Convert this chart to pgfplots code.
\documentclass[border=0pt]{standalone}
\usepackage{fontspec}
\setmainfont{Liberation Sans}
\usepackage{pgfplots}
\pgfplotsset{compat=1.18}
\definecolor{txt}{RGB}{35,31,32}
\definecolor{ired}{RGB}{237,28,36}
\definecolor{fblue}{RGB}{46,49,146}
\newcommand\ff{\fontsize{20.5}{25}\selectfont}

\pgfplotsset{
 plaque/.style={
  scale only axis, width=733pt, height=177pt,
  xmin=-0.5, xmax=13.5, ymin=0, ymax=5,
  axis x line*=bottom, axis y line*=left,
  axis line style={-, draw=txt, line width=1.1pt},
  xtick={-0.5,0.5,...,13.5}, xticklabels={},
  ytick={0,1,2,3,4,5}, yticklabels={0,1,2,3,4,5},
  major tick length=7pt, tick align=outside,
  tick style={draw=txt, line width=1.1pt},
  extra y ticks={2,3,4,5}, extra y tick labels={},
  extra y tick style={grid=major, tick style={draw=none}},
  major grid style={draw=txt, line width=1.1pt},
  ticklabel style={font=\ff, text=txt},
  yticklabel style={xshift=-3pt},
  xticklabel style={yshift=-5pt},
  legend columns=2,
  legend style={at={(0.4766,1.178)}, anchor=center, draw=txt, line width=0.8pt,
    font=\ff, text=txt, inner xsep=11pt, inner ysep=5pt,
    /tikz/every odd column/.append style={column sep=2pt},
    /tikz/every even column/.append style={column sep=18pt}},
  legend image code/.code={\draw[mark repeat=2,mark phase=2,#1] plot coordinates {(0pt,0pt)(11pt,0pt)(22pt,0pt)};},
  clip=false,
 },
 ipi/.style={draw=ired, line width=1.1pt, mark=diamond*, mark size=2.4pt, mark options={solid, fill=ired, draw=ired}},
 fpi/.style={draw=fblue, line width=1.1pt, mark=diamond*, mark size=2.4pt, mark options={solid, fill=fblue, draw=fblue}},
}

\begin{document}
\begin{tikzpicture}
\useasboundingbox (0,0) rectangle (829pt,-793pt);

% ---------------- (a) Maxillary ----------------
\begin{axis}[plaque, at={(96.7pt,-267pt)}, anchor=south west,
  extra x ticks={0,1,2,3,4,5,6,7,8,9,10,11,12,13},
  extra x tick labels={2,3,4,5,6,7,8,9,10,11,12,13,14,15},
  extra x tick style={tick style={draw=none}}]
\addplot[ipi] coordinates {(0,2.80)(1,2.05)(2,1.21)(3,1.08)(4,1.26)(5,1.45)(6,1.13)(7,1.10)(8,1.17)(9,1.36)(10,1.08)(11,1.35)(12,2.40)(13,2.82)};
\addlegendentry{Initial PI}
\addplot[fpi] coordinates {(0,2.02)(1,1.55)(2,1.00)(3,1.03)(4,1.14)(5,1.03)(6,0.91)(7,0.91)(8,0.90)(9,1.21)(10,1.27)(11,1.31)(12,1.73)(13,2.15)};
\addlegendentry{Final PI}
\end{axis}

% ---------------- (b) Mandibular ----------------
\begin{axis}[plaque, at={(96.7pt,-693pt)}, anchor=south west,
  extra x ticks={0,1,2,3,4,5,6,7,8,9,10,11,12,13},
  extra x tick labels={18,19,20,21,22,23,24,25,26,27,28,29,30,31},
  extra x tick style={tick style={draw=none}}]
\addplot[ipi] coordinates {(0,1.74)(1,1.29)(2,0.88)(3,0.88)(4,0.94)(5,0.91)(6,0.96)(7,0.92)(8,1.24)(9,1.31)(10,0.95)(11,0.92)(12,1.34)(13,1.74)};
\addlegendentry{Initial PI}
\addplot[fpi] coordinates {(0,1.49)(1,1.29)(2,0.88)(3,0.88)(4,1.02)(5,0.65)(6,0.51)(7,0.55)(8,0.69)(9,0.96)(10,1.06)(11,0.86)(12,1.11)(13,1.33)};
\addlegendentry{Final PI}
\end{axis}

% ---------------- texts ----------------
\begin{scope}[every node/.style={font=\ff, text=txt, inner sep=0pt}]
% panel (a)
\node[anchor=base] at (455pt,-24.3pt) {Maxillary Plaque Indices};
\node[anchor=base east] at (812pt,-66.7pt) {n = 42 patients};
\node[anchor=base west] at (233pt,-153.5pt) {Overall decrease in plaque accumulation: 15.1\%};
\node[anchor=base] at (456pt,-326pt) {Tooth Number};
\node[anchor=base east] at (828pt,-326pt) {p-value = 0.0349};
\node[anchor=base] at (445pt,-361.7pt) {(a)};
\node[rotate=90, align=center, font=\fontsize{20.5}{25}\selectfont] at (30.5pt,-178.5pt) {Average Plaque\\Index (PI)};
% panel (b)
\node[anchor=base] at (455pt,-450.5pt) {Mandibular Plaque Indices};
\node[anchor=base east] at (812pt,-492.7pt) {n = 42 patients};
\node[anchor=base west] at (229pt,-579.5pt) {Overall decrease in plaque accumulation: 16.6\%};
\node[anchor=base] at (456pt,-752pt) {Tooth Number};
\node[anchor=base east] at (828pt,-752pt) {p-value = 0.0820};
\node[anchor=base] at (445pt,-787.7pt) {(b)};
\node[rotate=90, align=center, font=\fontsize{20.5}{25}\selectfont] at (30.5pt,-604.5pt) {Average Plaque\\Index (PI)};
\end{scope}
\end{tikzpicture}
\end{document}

**********

**Exercise:** Print out the whole listing exactly as it appears.

**Output of the task:**
Convert this chart to pgfplots code.
\documentclass[border=0pt]{standalone}
\usepackage{fontspec}
\setmainfont{Liberation Sans}
\usepackage{pgfplots}
\pgfplotsset{compat=1.18}
\definecolor{txt}{RGB}{35,31,32}
\definecolor{ired}{RGB}{237,28,36}
\definecolor{fblue}{RGB}{46,49,146}
\newcommand\ff{\fontsize{20.5}{25}\selectfont}

\pgfplotsset{
 plaque/.style={
  scale only axis, width=733pt, height=177pt,
  xmin=-0.5, xmax=13.5, ymin=0, ymax=5,
  axis x line*=bottom, axis y line*=left,
  axis line style={-, draw=txt, line width=1.1pt},
  xtick={-0.5,0.5,...,13.5}, xticklabels={},
  ytick={0,1,2,3,4,5}, yticklabels={0,1,2,3,4,5},
  major tick length=7pt, tick align=outside,
  tick style={draw=txt, line width=1.1pt},
  extra y ticks={2,3,4,5}, extra y tick labels={},
  extra y tick style={grid=major, tick style={draw=none}},
  major grid style={draw=txt, line width=1.1pt},
  ticklabel style={font=\ff, text=txt},
  yticklabel style={xshift=-3pt},
  xticklabel style={yshift=-5pt},
  legend columns=2,
  legend style={at={(0.4766,1.178)}, anchor=center, draw=txt, line width=0.8pt,
    font=\ff, text=txt, inner xsep=11pt, inner ysep=5pt,
    /tikz/every odd column/.append style={column sep=2pt},
    /tikz/every even column/.append style={column sep=18pt}},
  legend image code/.code={\draw[mark repeat=2,mark phase=2,#1] plot coordinates {(0pt,0pt)(11pt,0pt)(22pt,0pt)};},
  clip=false,
 },
 ipi/.style={draw=ired, line width=1.1pt, mark=diamond*, mark size=2.4pt, mark options={solid, fill=ired, draw=ired}},
 fpi/.style={draw=fblue, line width=1.1pt, mark=diamond*, mark size=2.4pt, mark options={solid, fill=fblue, draw=fblue}},
}

\begin{document}
\begin{tikzpicture}
\useasboundingbox (0,0) rectangle (829pt,-793pt);

% ---------------- (a) Maxillary ----------------
\begin{axis}[plaque, at={(96.7pt,-267pt)}, anchor=south west,
  extra x ticks={0,1,2,3,4,5,6,7,8,9,10,11,12,13},
  extra x tick labels={2,3,4,5,6,7,8,9,10,11,12,13,14,15},
  extra x tick style={tick style={draw=none}}]
\addplot[ipi] coordinates {(0,2.80)(1,2.05)(2,1.21)(3,1.08)(4,1.26)(5,1.45)(6,1.13)(7,1.10)(8,1.17)(9,1.36)(10,1.08)(11,1.35)(12,2.40)(13,2.82)};
\addlegendentry{Initial PI}
\addplot[fpi] coordinates {(0,2.02)(1,1.55)(2,1.00)(3,1.03)(4,1.14)(5,1.03)(6,0.91)(7,0.91)(8,0.90)(9,1.21)(10,1.27)(11,1.31)(12,1.73)(13,2.15)};
\addlegendentry{Final PI}
\end{axis}

% ---------------- (b) Mandibular ----------------
\begin{axis}[plaque, at={(96.7pt,-693pt)}, anchor=south west,
  extra x ticks={0,1,2,3,4,5,6,7,8,9,10,11,12,13},
  extra x tick labels={18,19,20,21,22,23,24,25,26,27,28,29,30,31},
  extra x tick style={tick style={draw=none}}]
\addplot[ipi] coordinates {(0,1.74)(1,1.29)(2,0.88)(3,0.88)(4,0.94)(5,0.91)(6,0.96)(7,0.92)(8,1.24)(9,1.31)(10,0.95)(11,0.92)(12,1.34)(13,1.74)};
\addlegendentry{Initial PI}
\addplot[fpi] coordinates {(0,1.49)(1,1.29)(2,0.88)(3,0.88)(4,1.02)(5,0.65)(6,0.51)(7,0.55)(8,0.69)(9,0.96)(10,1.06)(11,0.86)(12,1.11)(13,1.33)};
\addlegendentry{Final PI}
\end{axis}

% ---------------- texts ----------------
\begin{scope}[every node/.style={font=\ff, text=txt, inner sep=0pt}]
% panel (a)
\node[anchor=base] at (455pt,-24.3pt) {Maxillary Plaque Indices};
\node[anchor=base east] at (812pt,-66.7pt) {n = 42 patients};
\node[anchor=base west] at (233pt,-153.5pt) {Overall decrease in plaque accumulation: 15.1\%};
\node[anchor=base] at (456pt,-326pt) {Tooth Number};
\node[anchor=base east] at (828pt,-326pt) {p-value = 0.0349};
\node[anchor=base] at (445pt,-361.7pt) {(a)};
\node[rotate=90, align=center, font=\fontsize{20.5}{25}\selectfont] at (30.5pt,-178.5pt) {Average Plaque\\Index (PI)};
% panel (b)
\node[anchor=base] at (455pt,-450.5pt) {Mandibular Plaque Indices};
\node[anchor=base east] at (812pt,-492.7pt) {n = 42 patients};
\node[anchor=base west] at (229pt,-579.5pt) {Overall decrease in plaque accumulation: 16.6\%};
\node[anchor=base] at (456pt,-752pt) {Tooth Number};
\node[anchor=base east] at (828pt,-752pt) {p-value = 0.0820};
\node[anchor=base] at (445pt,-787.7pt) {(b)};
\node[rotate=90, align=center, font=\fontsize{20.5}{25}\selectfont] at (30.5pt,-604.5pt) {Average Plaque\\Index (PI)};
\end{scope}
\end{tikzpicture}
\end{document}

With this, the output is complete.